• TASK
Write the data out again, character for character, with no images.

── GIVEN DATA ──

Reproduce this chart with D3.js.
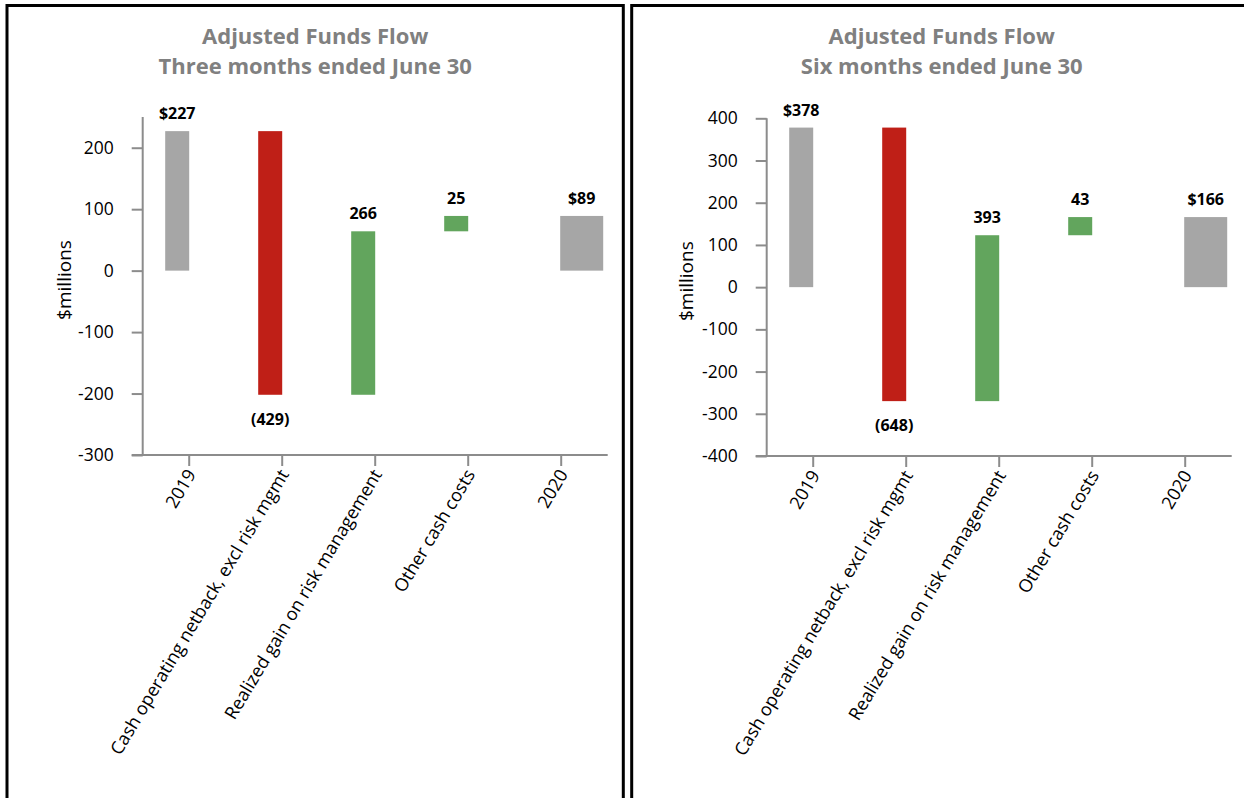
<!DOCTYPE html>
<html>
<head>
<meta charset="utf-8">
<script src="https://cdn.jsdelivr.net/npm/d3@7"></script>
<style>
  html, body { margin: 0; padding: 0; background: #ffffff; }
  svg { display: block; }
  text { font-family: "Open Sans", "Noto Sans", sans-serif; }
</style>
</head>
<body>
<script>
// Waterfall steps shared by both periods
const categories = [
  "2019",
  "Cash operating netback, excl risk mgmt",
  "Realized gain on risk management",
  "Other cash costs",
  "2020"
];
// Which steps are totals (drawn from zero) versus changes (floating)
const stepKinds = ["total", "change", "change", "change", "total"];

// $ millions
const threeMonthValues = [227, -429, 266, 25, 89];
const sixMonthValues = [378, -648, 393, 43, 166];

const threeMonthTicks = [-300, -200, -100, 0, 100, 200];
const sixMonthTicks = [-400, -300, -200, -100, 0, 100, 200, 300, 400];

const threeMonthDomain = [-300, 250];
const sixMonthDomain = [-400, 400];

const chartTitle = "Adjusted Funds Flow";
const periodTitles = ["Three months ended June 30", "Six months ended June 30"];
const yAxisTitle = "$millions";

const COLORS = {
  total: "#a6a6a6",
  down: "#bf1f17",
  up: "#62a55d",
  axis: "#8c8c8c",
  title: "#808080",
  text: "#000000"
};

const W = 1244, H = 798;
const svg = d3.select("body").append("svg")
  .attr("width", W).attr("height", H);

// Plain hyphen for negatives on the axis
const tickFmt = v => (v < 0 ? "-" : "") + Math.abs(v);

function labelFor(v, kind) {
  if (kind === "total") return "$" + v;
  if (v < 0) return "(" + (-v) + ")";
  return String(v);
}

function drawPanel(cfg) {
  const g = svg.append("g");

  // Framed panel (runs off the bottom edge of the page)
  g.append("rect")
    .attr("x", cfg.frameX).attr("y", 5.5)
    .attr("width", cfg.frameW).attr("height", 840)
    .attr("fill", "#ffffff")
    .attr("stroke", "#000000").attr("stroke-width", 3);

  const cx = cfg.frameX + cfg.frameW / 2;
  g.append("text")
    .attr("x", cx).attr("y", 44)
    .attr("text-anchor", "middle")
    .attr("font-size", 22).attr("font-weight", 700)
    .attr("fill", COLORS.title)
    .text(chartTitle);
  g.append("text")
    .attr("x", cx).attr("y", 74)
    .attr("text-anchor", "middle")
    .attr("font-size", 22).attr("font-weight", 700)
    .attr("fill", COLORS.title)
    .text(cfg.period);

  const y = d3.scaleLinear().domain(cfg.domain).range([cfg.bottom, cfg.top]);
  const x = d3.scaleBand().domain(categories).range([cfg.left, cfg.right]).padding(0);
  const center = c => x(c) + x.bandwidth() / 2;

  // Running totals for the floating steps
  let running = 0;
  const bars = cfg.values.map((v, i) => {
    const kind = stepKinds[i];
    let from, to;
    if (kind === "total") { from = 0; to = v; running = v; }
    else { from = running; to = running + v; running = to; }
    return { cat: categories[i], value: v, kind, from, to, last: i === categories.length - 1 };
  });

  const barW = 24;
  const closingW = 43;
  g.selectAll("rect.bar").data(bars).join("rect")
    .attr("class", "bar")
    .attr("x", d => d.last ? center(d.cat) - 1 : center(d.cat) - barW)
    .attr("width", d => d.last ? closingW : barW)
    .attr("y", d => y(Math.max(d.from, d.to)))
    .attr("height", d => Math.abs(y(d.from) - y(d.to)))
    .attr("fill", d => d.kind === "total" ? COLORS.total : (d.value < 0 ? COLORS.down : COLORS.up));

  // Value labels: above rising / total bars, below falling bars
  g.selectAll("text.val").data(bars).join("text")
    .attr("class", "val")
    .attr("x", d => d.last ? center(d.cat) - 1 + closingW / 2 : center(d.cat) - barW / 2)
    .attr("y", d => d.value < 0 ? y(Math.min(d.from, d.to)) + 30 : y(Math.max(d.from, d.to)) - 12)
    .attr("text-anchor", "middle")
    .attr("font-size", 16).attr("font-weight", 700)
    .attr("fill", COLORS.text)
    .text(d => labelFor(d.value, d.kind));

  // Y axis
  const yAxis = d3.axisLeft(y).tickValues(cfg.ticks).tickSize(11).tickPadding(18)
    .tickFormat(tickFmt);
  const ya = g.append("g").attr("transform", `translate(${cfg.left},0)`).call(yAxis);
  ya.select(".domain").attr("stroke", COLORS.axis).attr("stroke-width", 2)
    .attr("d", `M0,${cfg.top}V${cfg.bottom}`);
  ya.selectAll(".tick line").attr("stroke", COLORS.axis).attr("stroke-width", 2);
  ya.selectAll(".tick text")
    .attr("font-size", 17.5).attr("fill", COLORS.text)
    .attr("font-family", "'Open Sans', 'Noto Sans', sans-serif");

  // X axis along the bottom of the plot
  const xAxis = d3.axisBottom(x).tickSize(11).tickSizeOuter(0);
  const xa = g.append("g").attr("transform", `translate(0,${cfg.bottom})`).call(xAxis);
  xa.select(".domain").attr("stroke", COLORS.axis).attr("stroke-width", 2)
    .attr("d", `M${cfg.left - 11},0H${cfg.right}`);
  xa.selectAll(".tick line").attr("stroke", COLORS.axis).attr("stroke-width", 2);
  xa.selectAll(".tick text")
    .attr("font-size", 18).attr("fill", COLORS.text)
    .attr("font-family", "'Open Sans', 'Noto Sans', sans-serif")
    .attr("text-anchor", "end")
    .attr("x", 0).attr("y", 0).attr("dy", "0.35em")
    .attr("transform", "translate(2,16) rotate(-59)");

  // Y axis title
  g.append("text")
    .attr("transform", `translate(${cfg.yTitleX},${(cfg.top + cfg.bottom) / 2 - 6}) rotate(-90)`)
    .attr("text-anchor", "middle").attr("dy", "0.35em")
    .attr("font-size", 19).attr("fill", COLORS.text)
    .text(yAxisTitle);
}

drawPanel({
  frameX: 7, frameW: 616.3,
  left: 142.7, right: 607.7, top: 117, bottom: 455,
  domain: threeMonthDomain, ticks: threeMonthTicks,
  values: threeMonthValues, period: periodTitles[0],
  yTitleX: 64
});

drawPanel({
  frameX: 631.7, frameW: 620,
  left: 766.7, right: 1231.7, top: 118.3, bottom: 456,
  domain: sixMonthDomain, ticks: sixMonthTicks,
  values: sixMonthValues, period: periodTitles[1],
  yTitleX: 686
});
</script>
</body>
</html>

───

• OUTPUT BELOW
Reproduce this chart with D3.js.
<!DOCTYPE html>
<html>
<head>
<meta charset="utf-8">
<script src="https://cdn.jsdelivr.net/npm/d3@7"></script>
<style>
  html, body { margin: 0; padding: 0; background: #ffffff; }
  svg { display: block; }
  text { font-family: "Open Sans", "Noto Sans", sans-serif; }
</style>
</head>
<body>
<script>
// Waterfall steps shared by both periods
const categories = [
  "2019",
  "Cash operating netback, excl risk mgmt",
  "Realized gain on risk management",
  "Other cash costs",
  "2020"
];
// Which steps are totals (drawn from zero) versus changes (floating)
const stepKinds = ["total", "change", "change", "change", "total"];

// $ millions
const threeMonthValues = [227, -429, 266, 25, 89];
const sixMonthValues = [378, -648, 393, 43, 166];

const threeMonthTicks = [-300, -200, -100, 0, 100, 200];
const sixMonthTicks = [-400, -300, -200, -100, 0, 100, 200, 300, 400];

const threeMonthDomain = [-300, 250];
const sixMonthDomain = [-400, 400];

const chartTitle = "Adjusted Funds Flow";
const periodTitles = ["Three months ended June 30", "Six months ended June 30"];
const yAxisTitle = "$millions";

const COLORS = {
  total: "#a6a6a6",
  down: "#bf1f17",
  up: "#62a55d",
  axis: "#8c8c8c",
  title: "#808080",
  text: "#000000"
};

const W = 1244, H = 798;
const svg = d3.select("body").append("svg")
  .attr("width", W).attr("height", H);

// Plain hyphen for negatives on the axis
const tickFmt = v => (v < 0 ? "-" : "") + Math.abs(v);

function labelFor(v, kind) {
  if (kind === "total") return "$" + v;
  if (v < 0) return "(" + (-v) + ")";
  return String(v);
}

function drawPanel(cfg) {
  const g = svg.append("g");

  // Framed panel (runs off the bottom edge of the page)
  g.append("rect")
    .attr("x", cfg.frameX).attr("y", 5.5)
    .attr("width", cfg.frameW).attr("height", 840)
    .attr("fill", "#ffffff")
    .attr("stroke", "#000000").attr("stroke-width", 3);

  const cx = cfg.frameX + cfg.frameW / 2;
  g.append("text")
    .attr("x", cx).attr("y", 44)
    .attr("text-anchor", "middle")
    .attr("font-size", 22).attr("font-weight", 700)
    .attr("fill", COLORS.title)
    .text(chartTitle);
  g.append("text")
    .attr("x", cx).attr("y", 74)
    .attr("text-anchor", "middle")
    .attr("font-size", 22).attr("font-weight", 700)
    .attr("fill", COLORS.title)
    .text(cfg.period);

  const y = d3.scaleLinear().domain(cfg.domain).range([cfg.bottom, cfg.top]);
  const x = d3.scaleBand().domain(categories).range([cfg.left, cfg.right]).padding(0);
  const center = c => x(c) + x.bandwidth() / 2;

  // Running totals for the floating steps
  let running = 0;
  const bars = cfg.values.map((v, i) => {
    const kind = stepKinds[i];
    let from, to;
    if (kind === "total") { from = 0; to = v; running = v; }
    else { from = running; to = running + v; running = to; }
    return { cat: categories[i], value: v, kind, from, to, last: i === categories.length - 1 };
  });

  const barW = 24;
  const closingW = 43;
  g.selectAll("rect.bar").data(bars).join("rect")
    .attr("class", "bar")
    .attr("x", d => d.last ? center(d.cat) - 1 : center(d.cat) - barW)
    .attr("width", d => d.last ? closingW : barW)
    .attr("y", d => y(Math.max(d.from, d.to)))
    .attr("height", d => Math.abs(y(d.from) - y(d.to)))
    .attr("fill", d => d.kind === "total" ? COLORS.total : (d.value < 0 ? COLORS.down : COLORS.up));

  // Value labels: above rising / total bars, below falling bars
  g.selectAll("text.val").data(bars).join("text")
    .attr("class", "val")
    .attr("x", d => d.last ? center(d.cat) - 1 + closingW / 2 : center(d.cat) - barW / 2)
    .attr("y", d => d.value < 0 ? y(Math.min(d.from, d.to)) + 30 : y(Math.max(d.from, d.to)) - 12)
    .attr("text-anchor", "middle")
    .attr("font-size", 16).attr("font-weight", 700)
    .attr("fill", COLORS.text)
    .text(d => labelFor(d.value, d.kind));

  // Y axis
  const yAxis = d3.axisLeft(y).tickValues(cfg.ticks).tickSize(11).tickPadding(18)
    .tickFormat(tickFmt);
  const ya = g.append("g").attr("transform", `translate(${cfg.left},0)`).call(yAxis);
  ya.select(".domain").attr("stroke", COLORS.axis).attr("stroke-width", 2)
    .attr("d", `M0,${cfg.top}V${cfg.bottom}`);
  ya.selectAll(".tick line").attr("stroke", COLORS.axis).attr("stroke-width", 2);
  ya.selectAll(".tick text")
    .attr("font-size", 17.5).attr("fill", COLORS.text)
    .attr("font-family", "'Open Sans', 'Noto Sans', sans-serif");

  // X axis along the bottom of the plot
  const xAxis = d3.axisBottom(x).tickSize(11).tickSizeOuter(0);
  const xa = g.append("g").attr("transform", `translate(0,${cfg.bottom})`).call(xAxis);
  xa.select(".domain").attr("stroke", COLORS.axis).attr("stroke-width", 2)
    .attr("d", `M${cfg.left - 11},0H${cfg.right}`);
  xa.selectAll(".tick line").attr("stroke", COLORS.axis).attr("stroke-width", 2);
  xa.selectAll(".tick text")
    .attr("font-size", 18).attr("fill", COLORS.text)
    .attr("font-family", "'Open Sans', 'Noto Sans', sans-serif")
    .attr("text-anchor", "end")
    .attr("x", 0).attr("y", 0).attr("dy", "0.35em")
    .attr("transform", "translate(2,16) rotate(-59)");

  // Y axis title
  g.append("text")
    .attr("transform", `translate(${cfg.yTitleX},${(cfg.top + cfg.bottom) / 2 - 6}) rotate(-90)`)
    .attr("text-anchor", "middle").attr("dy", "0.35em")
    .attr("font-size", 19).attr("fill", COLORS.text)
    .text(yAxisTitle);
}

drawPanel({
  frameX: 7, frameW: 616.3,
  left: 142.7, right: 607.7, top: 117, bottom: 455,
  domain: threeMonthDomain, ticks: threeMonthTicks,
  values: threeMonthValues, period: periodTitles[0],
  yTitleX: 64
});

drawPanel({
  frameX: 631.7, frameW: 620,
  left: 766.7, right: 1231.7, top: 118.3, bottom: 456,
  domain: sixMonthDomain, ticks: sixMonthTicks,
  values: sixMonthValues, period: periodTitles[1],
  yTitleX: 686
});
</script>
</body>
</html>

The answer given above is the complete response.